• Goal: Only the lines between the line holding "Emit a component" and the line holding "import * as", both of those included, should be copied exactly; drop the pictures.

Entries with chart source code:

#####

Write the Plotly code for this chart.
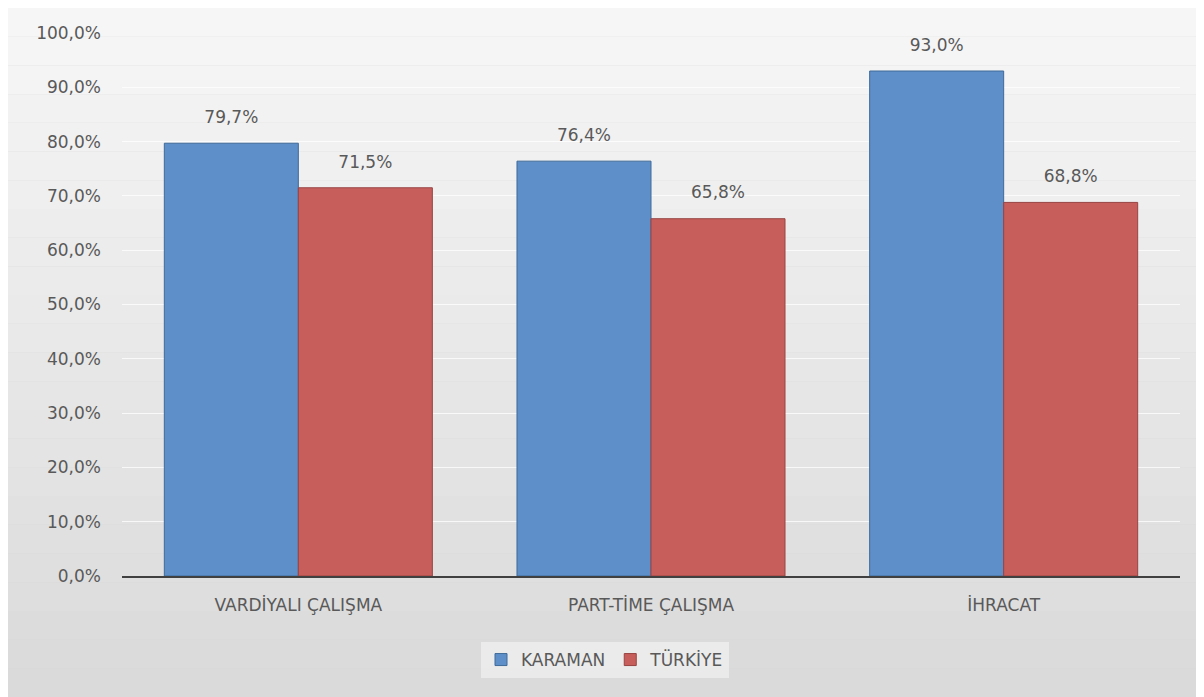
import plotly.graph_objects as go

categories = ["VARDİYALI ÇALIŞMA", "PART-TİME ÇALIŞMA", "İHRACAT"]
karaman = [79.7, 76.4, 93.0]
turkiye = [71.5, 65.8, 68.8]
series_names = ["KARAMAN", "TÜRKİYE"]
tick_vals = [0, 10, 20, 30, 40, 50, 60, 70, 80, 90, 100]
tick_text = [("%.1f%%" % v).replace(".", ",") for v in tick_vals]

OFF = 8  # page body margin
W, H = 1204 - OFF, 697 - OFF
L, R, T, B = 122 - OFF, 24, 33 - OFF, 121
pw, ph = W - L - R, H - T - B

def px(x):
    return (x - OFF - L) / pw

def py(y):
    return (H - B - (y - OFF)) / ph

font_family = "'DejaVu Sans', sans-serif"
txt_col = "#595959"
fs = 17

fig = go.Figure()
series = [(series_names[0], karaman, "#5f8fc9", "#3f6a99", "k"),
          (series_names[1], turkiye, "#c75e5b", "#984443", "t")]
for name, vals, fill, edge, grp in series:
    fig.add_trace(go.Bar(
        x=categories, y=vals, name=name, offsetgroup=grp,
        marker=dict(color=fill, line=dict(color=edge, width=1)),
    ))
for name, vals, fill, edge, grp in series:
    fig.add_trace(go.Scatter(
        x=categories, y=vals, offsetgroup=grp, mode="text+markers",
        marker=dict(size=24, opacity=0), showlegend=False, hoverinfo="skip",
        text=[("%.1f%%" % v).replace(".", ",") for v in vals], textposition="top center",
        textfont=dict(size=fs, color=txt_col, family=font_family), cliponaxis=False,
    ))

shapes = []
n = 24
top_c = (246, 246, 246)
bot_c = (218, 218, 218)
y0p, y1p = OFF, 697
for i in range(n):
    t = i / (n - 1)
    c = tuple(int(round(top_c[k] + (bot_c[k] - top_c[k]) * t)) for k in range(3))
    ya = y0p + (y1p - y0p) * i / n
    yb = y0p + (y1p - y0p) * (i + 1) / n
    shapes.append(dict(type="rect", xref="paper", yref="paper", layer="below",
                       x0=px(OFF), x1=px(1200), y0=py(yb), y1=py(ya),
                       fillcolor="rgb(%d,%d,%d)" % c, line=dict(width=0)))

fig.update_layout(
    width=W, height=H,
    margin=dict(l=L, r=R, t=T, b=B),
    paper_bgcolor="#d6d6d6",
    plot_bgcolor="rgba(0,0,0,0)",
    separators=",.",
    barmode="group",
    scattermode="group",
    bargap=0.24,
    bargroupgap=0,
    scattergap=0.24,
    shapes=shapes,
    font=dict(family=font_family, size=fs, color=txt_col),
    showlegend=True,
    legend=dict(orientation="h", x=px(605), xanchor="center", y=py(660), yanchor="middle",
                bgcolor="rgba(245,245,245,0.6)", font=dict(size=fs, color=txt_col),
                traceorder="normal", itemwidth=30),
    xaxis=dict(showgrid=False, showline=True, linecolor="#404040", linewidth=2,
               ticks="", ticklabelstandoff=13,
               tickfont=dict(size=fs, color=txt_col), fixedrange=True),
    yaxis=dict(range=[0, 100], tickvals=tick_vals, ticktext=tick_text,
               showgrid=True, gridcolor="rgba(255,255,255,0.75)", gridwidth=1,
               zeroline=False, showline=False, ticks="", ticklen=0, ticklabelstandoff=20,
               tickfont=dict(size=fs, color=txt_col)),
)
fig.write_html("out.html")
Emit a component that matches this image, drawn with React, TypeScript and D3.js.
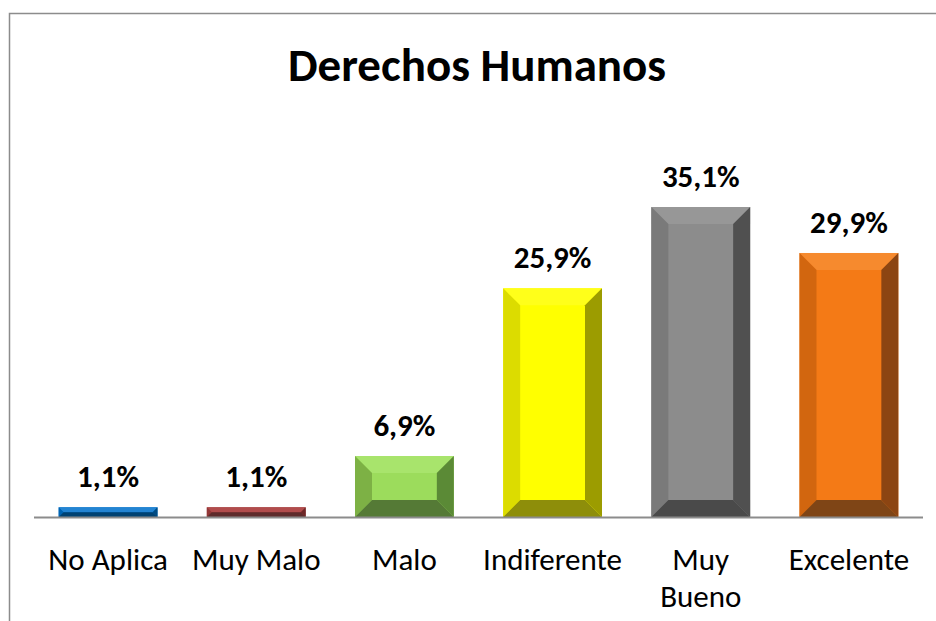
import React from "react";
import * as d3 from "d3";

const categories = ["No Aplica", "Muy Malo", "Malo", "Indiferente", "Muy Bueno", "Excelente"];
const values = [1.1, 1.1, 6.9, 25.9, 35.1, 29.9];
const valueLabels = ["1,1%", "1,1%", "6,9%", "25,9%", "35,1%", "29,9%"];
const faceColors = ["#0070C6", "#A33E3E", "#9CDC5C", "#FFFF00", "#8C8C8C", "#F47A16"];
const topColors = ["#2384D2", "#B14C4C", "#A8E46C", "#FFFF1A", "#979797", "#F68A2E"];
const leftColors = ["#0064B2", "#933838", "#7DB145", "#DCDC00", "#7A7A7A", "#D2660F"];
const rightColors = ["#004B82", "#6E2828", "#5B8A36", "#9C9C00", "#505050", "#8C4512"];
const bottomColors = ["#004272", "#5E2B2B", "#557A36", "#8E8E0A", "#4A4A4A", "#7F4516"];

const W = 936;
const H = 621;
const plotLeft = 34;
const plotRight = 923;
const baseY = 517;
const pxPerUnit = 8.83;

export default function App() {
  const x = d3.scaleBand<string>().domain(categories).range([plotLeft, plotRight]).paddingInner(0.333).paddingOuter(0.1665);
  const y = d3.scaleLinear().domain([0, 40]).range([baseY, baseY - 40 * pxPerUnit]);
  const font = "Carlito, Calibri, Lato, 'Open Sans', sans-serif";

  return (
    <svg width={W} height={H} style={{ position: "absolute", left: 0, top: 0 }} xmlns="http://www.w3.org/2000/svg">
      <rect x={0} y={0} width={W} height={H} fill="#fff" />
      <rect x={9.5} y={13.5} width={W + 20} height={H + 20} fill="#fff" stroke="#8c8c8c" strokeWidth={1.5} />
      <text x={477} y={81} textAnchor="middle" fontFamily={font} fontWeight="bold" fontSize={47} fill="#000">
        Derechos Humanos
      </text>
      {categories.map((c, i) => {
        const x0 = x(c)!;
        const x1 = x0 + x.bandwidth();
        const y0 = y(values[i]);
        const y1 = y(0);
        const b = Math.min(17, (y1 - y0) / 2, (x1 - x0) / 2);
        const pts = (arr: number[][]) => arr.map((p) => p.join(",")).join(" ");
        return (
          <g key={c}>
            <rect x={x0} y={y0} width={x1 - x0} height={y1 - y0} fill={faceColors[i]} />
            <polygon points={pts([[x0, y0], [x1, y0], [x1 - b, y0 + b], [x0 + b, y0 + b]])} fill={topColors[i]} />
            <polygon points={pts([[x0, y0], [x0 + b, y0 + b], [x0 + b, y1 - b], [x0, y1]])} fill={leftColors[i]} />
            <polygon points={pts([[x1, y0], [x1, y1], [x1 - b, y1 - b], [x1 - b, y0 + b]])} fill={rightColors[i]} />
            <polygon points={pts([[x0, y1], [x0 + b, y1 - b], [x1 - b, y1 - b], [x1, y1]])} fill={bottomColors[i]} />
            <text x={(x0 + x1) / 2} y={y0 - 20} textAnchor="middle" fontFamily={font} fontWeight="bold" fontSize={31} fill="#000">
              {valueLabels[i]}
            </text>
          </g>
        );
      })}
      <line x1={plotLeft} x2={plotRight} y1={baseY + 0.5} y2={baseY + 0.5} stroke="#8c8c8c" strokeWidth={2} />
      {categories.map((c) => {
        const cx = x(c)! + x.bandwidth() / 2;
        const words = c === "Muy Bueno" ? ["Muy", "Bueno"] : [c];
        return (
          <text key={c} x={cx} y={570} textAnchor="middle" fontFamily={font} fontSize={31} fill="#000">
            {words.map((w, j) => (
              <tspan key={j} x={cx} dy={j === 0 ? 0 : 37}>
                {w}
              </tspan>
            ))}
          </text>
        );
      })}
    </svg>
  );
}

#####

• Response to this task:
Emit a component that matches this image, drawn with React, TypeScript and D3.js.
import React from "react";
import * as d3 from "d3";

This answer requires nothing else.